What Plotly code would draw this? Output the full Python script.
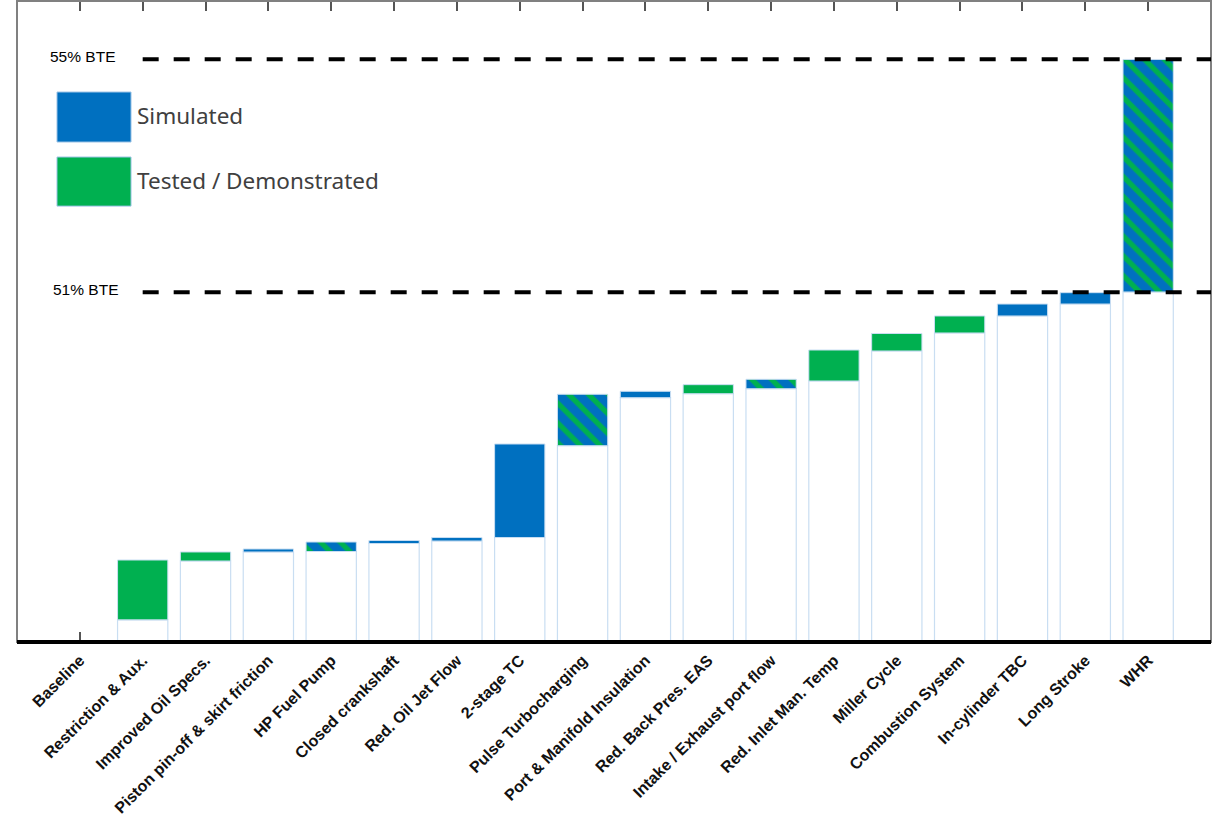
import plotly.graph_objects as go

categories = ["Baseline", "Restriction & Aux.", "Improved Oil Specs.", "Piston pin-off & skirt friction",
              "HP Fuel Pump", "Closed crankshaft", "Red. Oil Jet Flow", "2-stage TC", "Pulse Turbocharging",
              "Port & Manifold Insulation", "Red. Back Pres. EAS", "Intake / Exhaust port flow",
              "Red. Inlet Man. Temp", "Miller Cycle", "Combustion System", "In-cylinder TBC",
              "Long Stroke", "WHR"]
bar_start = [45.0, 45.38, 46.39, 46.545, 46.553, 46.69, 46.733, 46.793, 48.369, 49.193, 49.261, 49.347,
             49.479, 49.994, 50.303, 50.595, 50.80, 51.007]
bar_end = [45.0, 46.407, 46.545, 46.596, 46.716, 46.742, 46.793, 48.398, 49.251, 49.302, 49.416, 49.508,
           50.011, 50.294, 50.595, 50.80, 50.995, 54.997]
bar_type = ["none", "tested", "tested", "sim", "mixed", "sim", "sim", "sim", "mixed", "sim", "tested",
            "mixed", "tested", "tested", "tested", "sim", "sim", "mixed"]

BTE_LEVELS = [55, 51]
BTE_LABELS = ["55% BTE", "51% BTE"]
LEGEND_LABELS = ["Simulated", "Tested / Demonstrated"]

BLUE = "#0070C0"
GREEN = "#00B050"
OUTLINE = "#C9DEF2"

fig = go.Figure()

# base bars (white with light outline)
fig.add_trace(go.Bar(x=categories, y=bar_start, marker=dict(color="white", line=dict(color=OUTLINE, width=1.2)),
                     hoverinfo="skip"))


def subset(kind):
    xs, bs, ys = [], [], []
    for c, s, e, t in zip(categories, bar_start, bar_end, bar_type):
        if t == kind:
            xs.append(c)
            bs.append(s)
            ys.append(e - s)
    return xs, bs, ys


xs, bs, ys = subset("sim")
fig.add_trace(go.Bar(x=xs, y=ys, base=bs, marker=dict(color=BLUE, line=dict(color=OUTLINE, width=1))))
xs, bs, ys = subset("tested")
fig.add_trace(go.Bar(x=xs, y=ys, base=bs, marker=dict(color=GREEN, line=dict(color=OUTLINE, width=1))))
xs, bs, ys = subset("mixed")
fig.add_trace(go.Bar(x=xs, y=ys, base=bs,
                     marker=dict(color=BLUE, line=dict(color=OUTLINE, width=1),
                                 pattern=dict(shape="\\", fgcolor=GREEN, bgcolor=BLUE, size=14,
                                              solidity=0.38, fillmode="replace"))))

# frame
fig.add_shape(type="rect", xref="paper", yref="paper", x0=0, x1=1, y0=0, y1=1,
              line=dict(color="#808080", width=2), layer="above")
fig.add_shape(type="line", xref="paper", yref="paper", x0=0, x1=1, y0=0, y1=0,
              line=dict(color="black", width=4), layer="above")

# BTE dashed lines and labels
for lvl, lab, xp in zip(BTE_LEVELS, BTE_LABELS, [0.0262, 0.0287]):
    fig.add_shape(type="line", xref="x", yref="y", x0=1, x1=18, y0=lvl, y1=lvl,
                  line=dict(color="black", width=4, dash="16px,15px"), layer="above")
    fig.add_annotation(x=xp, xref="paper", y=lvl, yref="y", text=lab, showarrow=False,
                       xanchor="left", yanchor="middle", yshift=3,
                       font=dict(family="Arial, Liberation Sans", size=15.5, color="black"))

# legend
for (y0, y1, col, lab, ty) in [(0.780, 0.858, BLUE, LEGEND_LABELS[0], 0.822),
                               (0.680, 0.7566, GREEN, LEGEND_LABELS[1], 0.7207)]:
    fig.add_shape(type="rect", xref="paper", yref="paper", x0=0.0335, x1=0.0955, y0=y0, y1=y1,
                  fillcolor=col, line=dict(color="#9DC3E6", width=1))
    fig.add_annotation(x=0.0988, xref="paper", y=ty, yref="paper", text=lab, showarrow=False,
                       xanchor="left", yanchor="middle",
                       font=dict(family="Noto Sans", size=22.5, color="#404040"))

fig.update_layout(
    width=1212, height=820,
    margin=dict(l=17, r=1, t=1, b=178),
    plot_bgcolor="white", paper_bgcolor="white",
    showlegend=False, barmode="overlay", bargap=0.2,
    xaxis=dict(type="category", range=[-1, 18], showgrid=False, showline=False, zeroline=False,
               ticks="inside", ticklen=10, tickwidth=1.5, tickcolor="#555555", mirror="ticks",
               tickangle=-45, automargin=False, layer="below traces", ticklabelstandoff=5,
               tickfont=dict(family="Arial, Liberation Sans", size=16, color="#111111", weight="bold")),
    yaxis=dict(range=[45, 56], showgrid=False, showline=False, zeroline=False,
               showticklabels=False, ticks=""),
)

fig.write_html("out.html")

◇ ◇ ◇ ◇ ◇ ◇ ◇

Quote, exactly and only, the lines from the first line of the data above through the line containing "import plotly.graph_objects as go". The pictures do not belong in it.

### SOLUTION
What Plotly code would draw this? Output the full Python script.
import plotly.graph_objects as go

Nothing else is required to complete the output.